Histone deacetylase inhibitors represent a diverse group of agents that modify the structure of chromatin, and by extension, genes involved in the control of death and differentiation in cancer cells. Chromatin houses the genome and is composed of DNA and scaffolding proteins, notably histones.

However, histone deacetylase inhibitors acetylate other proteins and exert multiple other effects which trigger apoptosis, or programmed cell death, in tumor cells.
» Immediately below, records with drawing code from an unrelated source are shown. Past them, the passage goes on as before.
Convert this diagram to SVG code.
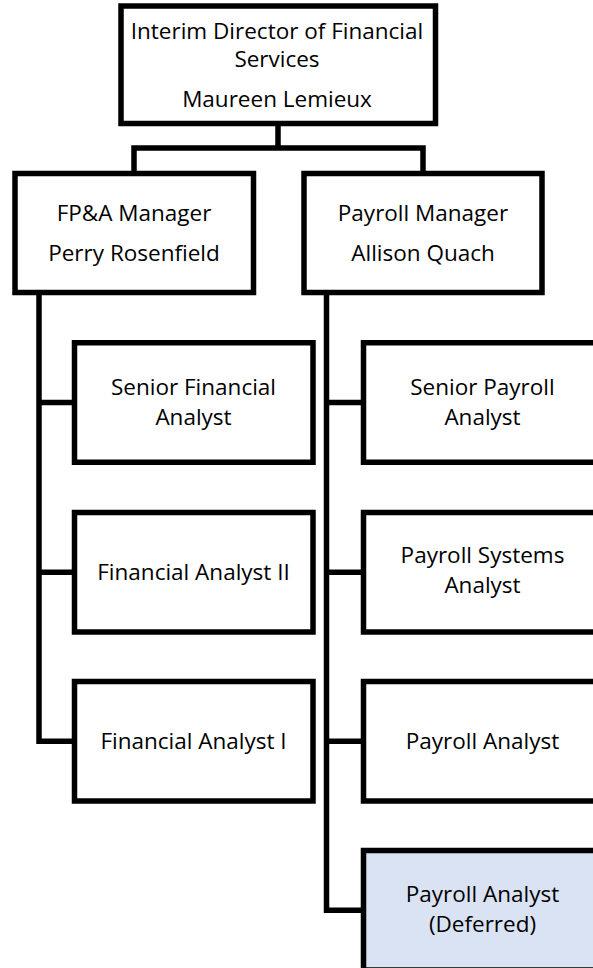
<svg xmlns="http://www.w3.org/2000/svg" width="593" height="968" viewBox="0 0 593 968">
<style>
.box{fill:#ffffff;stroke:#000000;stroke-width:5.5}
.box.deferred{fill:#dae3f3}
.conn{fill:none;stroke:#000000;stroke-width:5.5;stroke-linejoin:miter;stroke-linecap:butt}
text{font-family:"Open Sans",Lato,"Liberation Sans",sans-serif;font-size:22.5px;fill:#000000;text-anchor:middle}
</style>
<rect width="593" height="968" fill="#ffffff"/>
<g id="connectors">
<path class="conn" d="M278 126 V148"/>
<path class="conn" d="M134 171 V148 H423 V171"/>
<path class="conn" d="M39 295 V741.25 H72"/>
<path class="conn" d="M39 402.5 H72"/>
<path class="conn" d="M39 572.25 H72"/>
<path class="conn" d="M326.5 295 V910.25 H361"/>
<path class="conn" d="M326.5 402.5 H361"/>
<path class="conn" d="M326.5 572.25 H361"/>
<path class="conn" d="M326.5 741.25 H361"/>
</g>
<g id="director">
<rect class="box" x="121" y="6" width="314.5" height="117.5"/>
<text x="277" y="39">Interim Director of Financial</text>
<text x="277" y="67">Services</text>
<text x="277" y="107">Maureen Lemieux</text>
</g>
<g id="fpa-manager">
<rect class="box" x="15" y="173.5" width="238.5" height="119"/>
<text x="134" y="221">FP&amp;A Manager</text>
<text x="134" y="261">Perry Rosenfield</text>
</g>
<g id="payroll-manager">
<rect class="box" x="304" y="173.5" width="238" height="119"/>
<text x="423" y="221">Payroll Manager</text>
<text x="423" y="261">Allison Quach</text>
</g>
<g id="senior-financial-analyst">
<rect class="box" x="74.5" y="342.75" width="238.5" height="119.5"/>
<text x="193.5" y="395">Senior Financial</text>
<text x="193.5" y="425">Analyst</text>
</g>
<g id="financial-analyst-2">
<rect class="box" x="74.5" y="512.5" width="238.5" height="119.5"/>
<text x="193.5" y="580">Financial Analyst II</text>
</g>
<g id="financial-analyst-1">
<rect class="box" x="74.5" y="681.5" width="238.5" height="119.5"/>
<text x="193.5" y="749">Financial Analyst I</text>
</g>
<g id="senior-payroll-analyst">
<rect class="box" x="363.5" y="342.75" width="238.5" height="119.5"/>
<text x="482.5" y="395">Senior Payroll</text>
<text x="482.5" y="425">Analyst</text>
</g>
<g id="payroll-systems-analyst">
<rect class="box" x="363.5" y="512.5" width="238.5" height="119.5"/>
<text x="482.5" y="563">Payroll Systems</text>
<text x="482.5" y="593">Analyst</text>
</g>
<g id="payroll-analyst">
<rect class="box" x="363.5" y="681.5" width="238.5" height="119.5"/>
<text x="482.5" y="748.5">Payroll Analyst</text>
</g>
<g id="payroll-analyst-deferred">
<rect class="box deferred" x="363.5" y="850.5" width="238.5" height="119.5"/>
<text x="482.5" y="902">Payroll Analyst</text>
<text x="482.5" y="932">(Deferred)</text>
</g>
</svg>
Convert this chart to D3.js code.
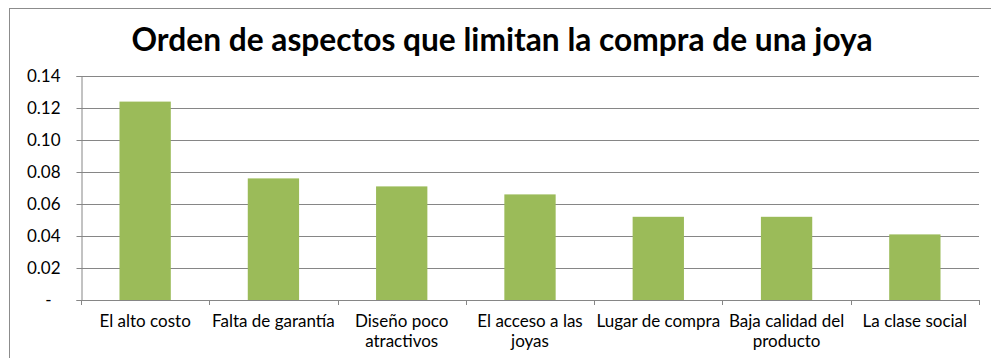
<!DOCTYPE html>
<html>
<head>
<meta charset="utf-8">
<script src="https://cdn.jsdelivr.net/npm/d3@7"></script>
<style>
  html, body { margin: 0; padding: 0; background: #fff; }
  svg { display: block; }
  text { font-family: Lato, "Open Sans", "Liberation Sans", sans-serif; fill: #000; }
</style>
</head>
<body>
<svg id="chart" width="991" height="358"></svg>
<script>
// Chart data
const title = "Orden de aspectos que limitan la compra de una joya";
const categories = [
  "El alto costo",
  "Falta de garantía",
  "Diseño poco atractivos",
  "El acceso a las joyas",
  "Lugar de compra",
  "Baja calidad del producto",
  "La clase social"
];
const values = [0.124, 0.076, 0.071, 0.066, 0.052, 0.052, 0.041];
const yTicks = [0, 0.02, 0.04, 0.06, 0.08, 0.10, 0.12, 0.14];

const W = 991, H = 358;
const margin = { top: 76, right: 12, bottom: 58, left: 81 };
const svg = d3.select("#chart");

// Outer chart frame (extends past the visible area on right and bottom)
svg.append("rect")
  .attr("x", 9.5).attr("y", 8.5)
  .attr("width", 1000).attr("height", 400)
  .attr("fill", "#fff")
  .attr("stroke", "#8c8c8c").attr("stroke-width", 1);

// Title
svg.append("text")
  .attr("x", 502).attr("y", 51)
  .attr("text-anchor", "middle")
  .attr("font-size", 31.7).attr("font-weight", "bold")
  .text(title);

const x = d3.scaleBand()
  .domain(categories)
  .range([margin.left, W - margin.right])
  .paddingInner(0.6).paddingOuter(0.3);

const y = d3.scaleLinear()
  .domain([0, 0.14])
  .range([H - margin.bottom, margin.top]);

const gridColor = "#868686";

// Horizontal gridlines
svg.append("g")
  .selectAll("line")
  .data(yTicks.filter(d => d > 0))
  .join("line")
  .attr("x1", margin.left).attr("x2", W - margin.right)
  .attr("y1", d => Math.round(y(d)) + 0.5).attr("y2", d => Math.round(y(d)) + 0.5)
  .attr("stroke", gridColor).attr("stroke-width", 1);

// Bars
svg.append("g")
  .selectAll("rect")
  .data(values)
  .join("rect")
  .attr("x", (d, i) => x(categories[i]))
  .attr("width", x.bandwidth())
  .attr("y", d => y(d))
  .attr("height", d => y(0) - y(d))
  .attr("fill", "#9bbb59");

// Y axis
const yAxis = d3.axisLeft(y)
  .tickValues(yTicks)
  .tickSize(5)
  .tickPadding(16)
  .tickFormat(d => d === 0 ? "-" : d3.format(".2f")(d));

const gy = svg.append("g")
  .attr("transform", `translate(${margin.left + 0.5},0)`)
  .call(yAxis);
gy.select(".domain").attr("stroke", gridColor);
gy.selectAll(".tick line").attr("stroke", gridColor);
gy.selectAll(".tick text")
  .attr("font-size", 17)
  .attr("font-family", "Lato, 'Open Sans', sans-serif")
  .attr("fill", "#000")
  .attr("dx", d => d === 0 ? -9 : 0);
gy.selectAll(".tick").attr("transform", d => `translate(0,${Math.round(y(d)) + 0.5})`);

// X axis: tick marks sit at category boundaries
const step = x.step();
const bounds = d3.range(categories.length + 1).map(i => margin.left + i * (W - margin.right - margin.left) / categories.length);
svg.append("line")
  .attr("x1", margin.left).attr("x2", W - margin.right)
  .attr("y1", Math.round(y(0)) + 0.5).attr("y2", Math.round(y(0)) + 0.5)
  .attr("stroke", gridColor);
svg.append("g")
  .selectAll("line")
  .data(bounds)
  .join("line")
  .attr("x1", d => Math.round(d) + 0.5).attr("x2", d => Math.round(d) + 0.5)
  .attr("y1", y(0)).attr("y2", y(0) + 5)
  .attr("stroke", gridColor);

// Category labels, wrapped to the category width
const labelG = svg.append("g");
categories.forEach((c, i) => {
  const cx = x(c) + x.bandwidth() / 2;
  const t = labelG.append("text")
    .attr("x", cx).attr("y", y(0) + 27)
    .attr("text-anchor", "middle")
    .attr("font-size", 17);
  const words = c.split(" ");
  let line = [];
  let tspan = t.append("tspan").attr("x", cx).attr("dy", 0);
  words.forEach(w => {
    line.push(w);
    tspan.text(line.join(" "));
    if (tspan.node().getComputedTextLength() > step + 2 && line.length > 1) {
      line.pop();
      tspan.text(line.join(" "));
      line = [w];
      tspan = t.append("tspan").attr("x", cx).attr("dy", 20).text(w);
    }
  });
});
</script>
</body>
</html>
Acetylation is a chemical reaction that can change the molecular properties of certain proteins.

"Histone deacetylase inhibitors are currently the focus of intense interest as so-called 'epigenetic agents,' that is, agents that act by modulating gene expression," said Grant, who is also the primary investigator for the project.

"Our goal is to exploit recent insights into the mode of action of these agents to make them even more effective in various hematologic malignancies by rationally combining them with other molecularly targeted agents," he said.

Recently, histone deacetylase inhibitors have been approved for the treatment of patients with cutaneous T cell lymphoma, a type of cancer of the immune system. In previous work, Grant's team has shown that histone deacetylase inhibitors induce acetylation and activation of a transcription factor, NF-kappaB, which regulates the expression of genes implicated in antioxidant defenses and cell survival.

According to Grant, the team has also identified agents that antagonize acetylation and activation of NF-kappa B by histone deacetylase inhibitors, resulting in a dramatic increase in oxidative injury and lethality. Such agents include inhibitors of IKK-beta and a class of agents known as proteasome inhibitors. Further, proteasome inhibitors have already proven very active in multiple myeloma and certain types of lymphoma, said Grant.

"Our goal is to elucidate the mechanisms by which such agents increase histone deacetylase inhibitor activity against leukemia and related malignancies," Grant said.

"We can then utilize this information as a platform to develop novel combination regimens incorporating histone deacetylase inhibitors and NF-kappa B antagonists such as proteasome and IKK beta inhibitors in the treatment of acute leukemia and other hematologic malignancies." 

Grant and his team are already leading a multi-institutional trial of vorinostat, a histone deacetylase inhibitor, in combination with flavopiridol, a cell cycle inhibitor, in patients with refractory acute leukemia or myelodysplastic syndrome.

Additionally, the team has recently received approval to lead a multi-institutional trial of vorinostat and bortezomib, a proteasome inhibitor, in patients with refractory diffuse lymphocytic B-cell lymphoma or mantle cell lymphoma.

Investigators from the VCU School of Medicine, Paul Dent, Ph.D.; Mohamed Rahmani, Ph.D.; Yun Dai, Ph.D.; Roberto Rosato, Ph.D.; and Viswanathan Ramakrishnan, Ph.D., collaborate with Grant on this work.